Angesichts eines drohenden „harten Brexit“ am 1. Januar prüft die Fracht-Tochter der Lufthansa eine Ausweitung ihrer Kapazitäten. Lufthansa Cargo prüfe eine Vergrößerung des Luftfrachtangebots auf den Strecken von und nach Großbritannien zum Beispiel mittels größerer oder zusätzlicher Flugzeuge, sagte eine Unternehmenssprecherin der „Welt am Sonntag“. Gleichzeitig habe Lufthansa Cargo bereits sichergestellt, dass alle zur Verfügung stehenden Kapazitäten für Beiladungen buchbar seien.
Die Industrie rechnet dem Bericht zufolge mit Unterbrechungen ihrer Lieferketten über den Ärmelkanal und setzt deshalb auf Luftfracht und erweiterte Lagerhaltung. „In der Beschaffung haben wir strategisch vorausgeplant“, sagte Uwe-Karsten Städter, Porsche-Vorstand für Beschaffung, der „Welt am Sonntag“. „Wir haben zum Beispiel Bauteile aus England für rund zwei Wochen gelagert – um uns für den möglichen Fall von Lieferschwierigkeiten abzusichern.“ Die VW-Tochter Bentley habe ähnliche Vorräte angelegt.
Städter hofft demnach noch, dass die Bestände nicht gebraucht werden und sich die Regierung in London und die EU-Kommission noch auf ein Post-Brexit-Handelsabkommen einigen.
Der Nordeuropa-Chef des Reifenherstellers Michelin, Anish Taneja, sagte der „WamS“, er sehe im Fall eines „harten Brexit“ nicht nur Auswirkungen auf Lieferketten und Preise, sondern er fürchte auch persönliche Probleme für die Mitarbeiter, falls es zu Einschränkungen der Reisefreiheit komme.
„Der Brexit hat das Potenzial, für die Wirtschaft im Chaos zu enden“, sagte Taneja.

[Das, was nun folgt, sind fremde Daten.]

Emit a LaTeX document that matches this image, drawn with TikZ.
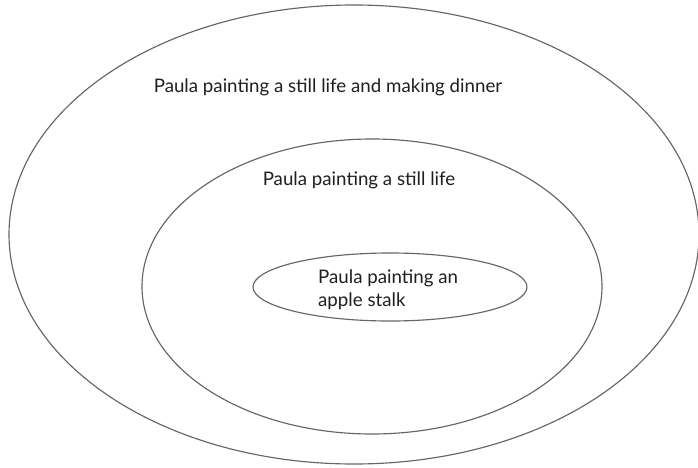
\documentclass[tikz,border=0pt]{standalone}
\usepackage{fontspec}
\setmainfont{Lato}
\usetikzlibrary{shapes.geometric}
\begin{document}
\begin{tikzpicture}[x=1pt,y=1pt,
  ring/.style={draw=black!60, line width=1.15pt, ellipse, inner sep=0pt, fill=none},
  lbl/.style={font=\fontsize{18.7}{23}\selectfont, text=black!88, inner sep=0pt}]
\useasboundingbox (0,0) rectangle (698,467);
\fill[white] (0,0) rectangle (698,467);
\node[ring, minimum width=690pt, minimum height=459pt] (outer) at (354,232.5) {};
\node[ring, minimum width=460pt, minimum height=295pt] (middle) at (372,180.5) {};
\node[ring, minimum width=274pt, minimum height=68pt] (inner) at (390,180) {};
\node[lbl, anchor=base] (t1) at (328,374) {Paula painting a still life and making dinner};
\node[lbl, anchor=base] (t2) at (359,282) {Paula painting a still life};
\node[lbl, anchor=base west] (t3a) at (318,184) {Paula painting an};
\node[lbl, anchor=base west] (t3b) at (318,161) {apple stalk};
\end{tikzpicture}
\end{document}
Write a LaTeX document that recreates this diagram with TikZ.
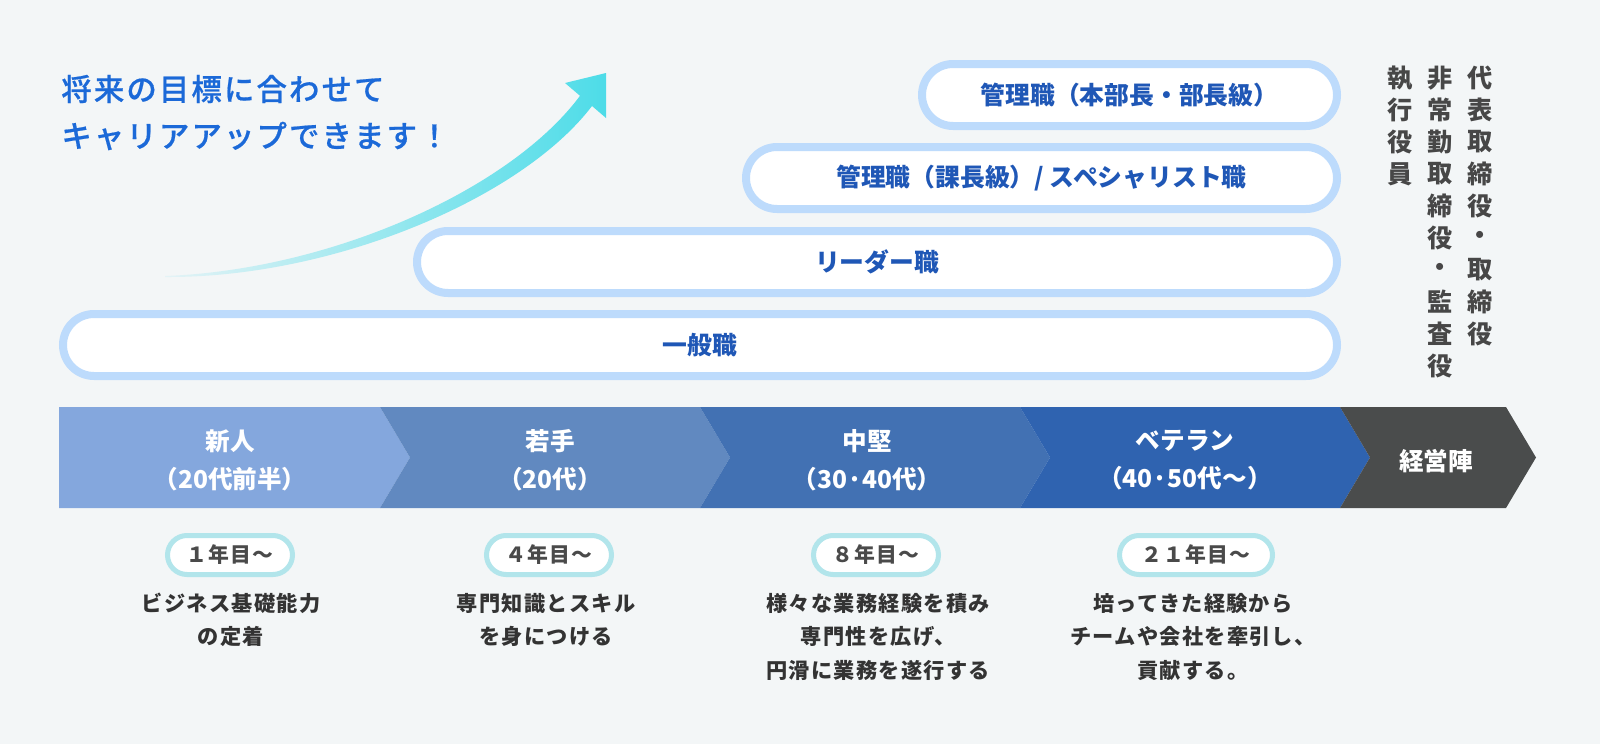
\documentclass[tikz,border=0pt]{standalone}
\usepackage{fontspec}
\setmainfont{Noto Sans CJK JP}
\IfFontExistsTF{Noto Sans CJK JP Medium}{\newfontfamily\medfont{Noto Sans CJK JP Medium}[FakeBold=0.6]}{\newfontfamily\medfont{Noto Sans CJK JP}[FakeBold=1.2]}
\definecolor{bg}{HTML}{F3F6F7}
\definecolor{headblue}{HTML}{1B69D8}
\definecolor{pillline}{HTML}{BDDBFC}
\definecolor{pilltext}{HTML}{1F57B6}
\definecolor{segA}{HTML}{84A7DD}
\definecolor{segB}{HTML}{6189C0}
\definecolor{segC}{HTML}{4271B3}
\definecolor{segD}{HTML}{2F63B0}
\definecolor{segE}{HTML}{4A4C4C}
\definecolor{badgeline}{HTML}{B2E5EB}
\definecolor{graytext}{HTML}{4A4A4A}
\definecolor{vtext}{HTML}{474747}
\definecolor{desctext}{HTML}{333333}
\definecolor{arrowA}{HTML}{E4F3F6}
\definecolor{arrowB}{HTML}{8CDFE8}
\definecolor{arrowC}{HTML}{4DDCE8}
\tikzset{
  headline/.style={anchor=west, inner sep=0, text=headblue, font=\medfont\fontsize{15.2pt}{17pt}\selectfont\addfontfeature{LetterSpace=7}},
  pill/.style={draw=pillline, line width=4pt, fill=white, rounded corners=15.5pt, inner sep=0, text=pilltext, font=\bfseries\fontsize{12.4pt}{14pt}\selectfont, minimum height=31pt},
  stage/.style={text=white, font=\bfseries\fontsize{12.3pt}{19pt}\selectfont, align=center, inner sep=0},
  badge/.style={draw=badgeline, line width=2.5pt, fill=white, rounded corners=9.75pt, minimum height=19.5pt, inner sep=0, text=graytext, font=\bfseries\fontsize{10.4pt}{11pt}\selectfont\addfontfeature{LetterSpace=6}},
  desc/.style={text=desctext, align=center, inner sep=0, font=\bfseries\fontsize{10.6pt}{16.75pt}\selectfont\addfontfeature{LetterSpace=6}},
  vchar/.style={text=vtext, inner sep=0, font=\bfseries\fontsize{12.6pt}{14pt}\selectfont}
}
\begin{document}
\begin{tikzpicture}[x=0.5pt,y=-0.5pt]
\useasboundingbox (0,0) rectangle (1600,744);
\fill[bg] (0,0) rectangle (1600,744);

% headline
\node[headline] (h1) at (61,89) {将来の目標に合わせて};
\node[headline] (h2) at (61,136) {キャリアアップできます！};

% rising arrow
\shade[left color=arrowA, middle color=arrowB, right color=arrowC]
  (165,276) .. controls (330,270) and (510,190) .. (580,95.8)
  -- (565,83) -- (606,73) -- (606,118) -- (592,106)
  .. controls (522,198) and (334,278) .. (165,277) -- cycle;

% career level pills
\node[pill, minimum width=207.5pt] (p1) at (1129.5,95) {管理職（本部長・部長級）};
\node[pill, minimum width=295.5pt] (p2) at (1041.5,178) {管理職（課長級）/ スペシャリスト職};
\node[pill, minimum width=460pt] (p3) at (877,262) {リーダー職};
\node[pill, minimum width=637pt] (p4) at (700,345) {一般職};

% vertical executive titles
\foreach \c [count=\i] in {代,表,取,締,役,・,取,締,役}
  \node[vchar] (va\i) at (1480,{78+32*(\i-1)}) {\c};
\foreach \c [count=\i] in {非,常,勤,取,締,役,・,監,査,役}
  \node[vchar] (vb\i) at (1440,{78+32*(\i-1)}) {\c};
\foreach \c [count=\i] in {執,行,役,員}
  \node[vchar] (vc\i) at (1400,{78+32*(\i-1)}) {\c};

% stage band
\fill[segA] (59,407) -- (380,407) -- (410,457.5) -- (380,508) -- (59,508) -- cycle;
\fill[segB] (380,407) -- (700,407) -- (730,457.5) -- (700,508) -- (380,508) -- (410,457.5) -- cycle;
\fill[segC] (700,407) -- (1020,407) -- (1050,457.5) -- (1020,508) -- (700,508) -- (730,457.5) -- cycle;
\fill[segD] (1020,407) -- (1340,407) -- (1370,457.5) -- (1340,508) -- (1020,508) -- (1050,457.5) -- cycle;
\fill[segE] (1340,407) -- (1506,407) -- (1536,457.5) -- (1506,508) -- (1340,508) -- (1370,457.5) -- cycle;

\node[stage] (s1) at (230,460) {新人\\（20代前半）};
\node[stage] (s2) at (550,460) {若手\\（20代）};
\node[stage] (s3) at (867,460) {中堅\\（30·40代）};
\node[stage] (s4) at (1185,460) {ベテラン\\（40·50代〜）};
\node[stage] (s5) at (1436,461) {経営陣};

% year badges
\node[badge, minimum width=62.5pt] (b1) at (230,555) {１年目〜};
\node[badge, minimum width=62.5pt] (b2) at (549,555) {４年目〜};
\node[badge, minimum width=62.5pt] (b3) at (876,555) {８年目〜};
\node[badge, minimum width=76.5pt] (b4) at (1196,555) {２１年目〜};

% descriptions
\node[desc] (d1) at (231,620) {ビジネス基礎能力\\の定着};
\node[desc] (d2) at (546,620) {専門知識とスキル\\を身につける};
\node[desc] (d3) at (878,636.5) {様々な業務経験を積み\\専門性を広げ、\\円滑に業務を遂行する};
\node[desc] (d4) at (1193,636.5) {培ってきた経験から\\チームや会社を牽引し、\\貢献する。};
\end{tikzpicture}
\end{document}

Sein Unternehmen habe einen Plan B und C in der Schublade. Dazu gehören Flugzeugtransporte und eine erhöhte Lagerhaltung. „Außerdem haben wir geprüft, wie wir alternative Lieferketten nach Irland aufbauen können“, sagte Taneja.
Großbritannien war zum 1. Februar aus der EU ausgetreten, bis zum Jahresende bleibt das Land aber noch im EU-Binnenmarkt und in der Zollunion. In dieser Übergangsphase ist es bisher nicht gelungen, ein Handelsabkommen für die Zeit nach dem Brexit auszuhandeln. Ohne Einigung würden im beiderseitigen Handel zum Jahreswechsel Zölle erhoben – mit gravierenden Folgen für die Wirtschaft.